My eldest started school last week. He is now a big kindergartener! He was very excited about going to his new school. I was anxious about how well he would do the first couple of weeks. My dear sweet Ian, in the heat of the moment, does not handle change very well. In fact, he needs a little extra help in some of the social and emotional areas of his life. I'd been praying very hard the few weeks before school that he would handle it well enough. I didn't ask for a miracle. Things didn't need to go perfectly. I just wanted him to be able to cope with a brand new school, brand new teachers, brand new classmates, and a brand new schedule.

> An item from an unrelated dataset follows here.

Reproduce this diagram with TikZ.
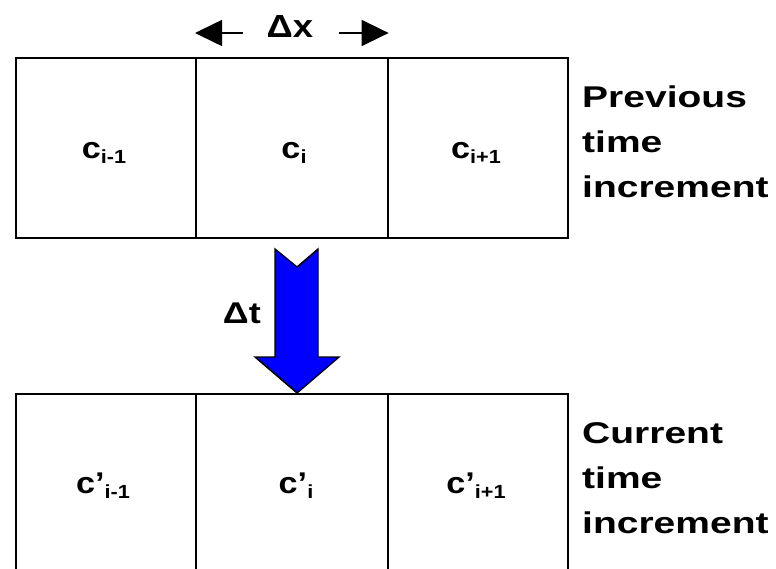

And I knew that was asking a lot!
He awoke a little after 6am the first morning. He was so excited! He was ready to get going. Mommy, however, was neither excited nor ready to get going. Not at 6am! Not when we didn't have to leave until 8:15! The morning was very uneventful. He ate the breakfast of his choice. Willingly put on the clothes of my choice. And happily posed for a few pictures.
The ride to school was very chatty. His excitement was giving me hope that everything was going to be okay. Then we pulled up in the parking lot.
There were kids everywhere! Obviously. It's an elementary school. Ian immediately deflated. He barely spoke a word when walking to find where he would line up. He sat down in line, his eyes wide with uncertainty. He managed a little smile for my camera phone, but I could tell he was afraid. I hugged him, kissed him, gave him a pep talk, and waved goodbye as his class filed into the building. I feared this was not going to be a good day.
A few hours later I returned to pick him up. When he spotted me he ran straight for me with a huge smile and arms wide open ready for a hug. His first words were, "I was really good today!" Thank you, Jesus! He went on to tell me he didn't cry not even once and he never got in trouble. On the way to the car he was telling me all of the places they visited around the school: the library, the cafeteria, the spanish room, etc... My heart was about to explode. I felt like I couldn't have asked for a better day. Then he pulled a picture out of his back pack. I gasped and slapped my hand over my mouth. I was about to receive the over the top icing on the cake that had been what I thought was a good enough day! "Look what I colored, Mom." I replied in a high, squeaky voice, barely audible to the human ear, "Ian! Did you color that?" As if I were an idiot, he said, "Um. Yes."
I could not believe my eyes. My baby had colored a picture. Although not completely finished, he'd stayed in the lines, and he'd used the appropriate colors. He had never, ever done that before. Ian hates coloring. He comes home from Sunday school almost every time with a blank color page. The few times he had colored it was with one color scribbled over the entire page. Obviously, just to appease us and say he'd colored. I immediately called Brian. I held my composure long enough to share what all he told me and that he'd had a good day. Then I lost it. I squeaked out, "And he colored a picture!" Sobs followed. "Are you okay, Sweetheart? It's good that he colored a picture, but why are you crying?" He was giggling at me. Understandably. He shares an office with another guy and I'm sure the image of his wife sobbing over a color page was a tad humorous to anyone on the other side of the phone. "Brian, you don't understand. He colored it! Like he really colored it! In the lines and everything!" Now he was getting it. "Did he use different colors?," he asked in a slightly disbelieving voice. "He did! The teddy bear is brown and the sun is yellow!" More sobs. He laughed and told me to make sure I told Ian how proud he was. We said goodbye and I immediately called my mother. I had less composure for the beginning of this conversation. I squeaked out most of it and kept repeating myself because my mother doesn't have canine capacity hearing. Then the sobbing and snorting started again. At this point I'm beginning to realize how ridiculous I must sound and how I may be overreacting. Just a tad. Thankfully my mother understands and she was very excited for me. A bit scared for me but mostly excited.
We celebrated Ian's fantastic, unbelievably wonderful first day with ice cream at Menchie's. I think I cried two more times that day when reflecting on how well it went. Above and beyond all expectations. I can only believe my Savior had a hand in this. He loves Ian more than I can ever hope to, so it's not surprising that he could give him such a great first day!
I have to admit.... The next morning I asked his teacher if he had actually colored the picture by himself. I hate to say it, but I wondered if he'd had help. That's how unbelievable it was! She assured me he'd done it himself. Phew! I'd have been sobbing all over again for a different reason if she'd stated the opposite. Shame on me for doubting him!